Après avoir suivi une scolarité classique pour l’époque à l’école de Lanvéoc, Pierre rejoint à 18 ans "l’École des apprentis marins de la Flotte" qui avait pour mission de préparer des jeunes gens à faire carrière dans le Corps des Équipages de la Flotte.
Le 1er octobre 1924, il embarque donc sur le bâtiment "Armorique" ancré en rade de Brest, et, après une période probatoire de 3 mois, signe, le 18 décembre, un engagement de 5 ans à compter de sa sortie de l’école qui intervient le 1er octobre 1925. Il est alors matelot de 3e classe et est désigné pour le croiseur cuirassé "Jeanne d’Arc" sur lequel il n’effectue qu’une seule campagne de 5 mois.
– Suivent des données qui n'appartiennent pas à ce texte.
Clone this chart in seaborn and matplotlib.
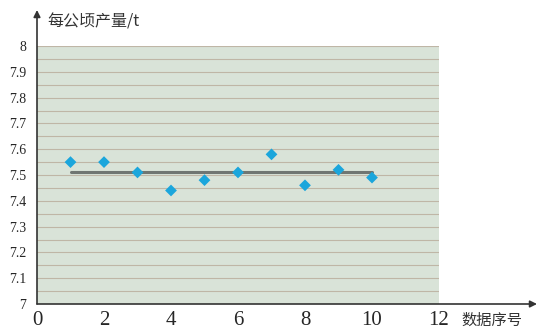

En effet, trois mois après son embarquement, il est promu quartier-maître, et ses qualités personnelles et professionnelles ayant été reconnues, il est sélectionné pour suivre le cours d’élève pilote de la Flotte, le "summum" en matière de navigation, et dont l‘enseignement théorique et pratique, était dispensé à l’époque en l’école établie à Saint-Servan, commune proche de Saint-Malo, mais qui n’en faisait pas encore partie.
De ce fait, Pierre embarque sur l’aviso "Ancre" le 1er avril 1926 et suit une longue période de formation visant à certifier des spécialistes destinés, par leurs connaissances approfondies du littoral et leur expérience acquises "sur le terrain", à être les conseillers des commandants de bâtiments en matière de navigation côtière et, tout particulièrement, "en eaux resserrées".
Au cours de cet embarquement, Pierre est promu au grade de second maître dans la spécialité de timonier (car il n’est encore qu’élève pilote), le 1er septembre 1927.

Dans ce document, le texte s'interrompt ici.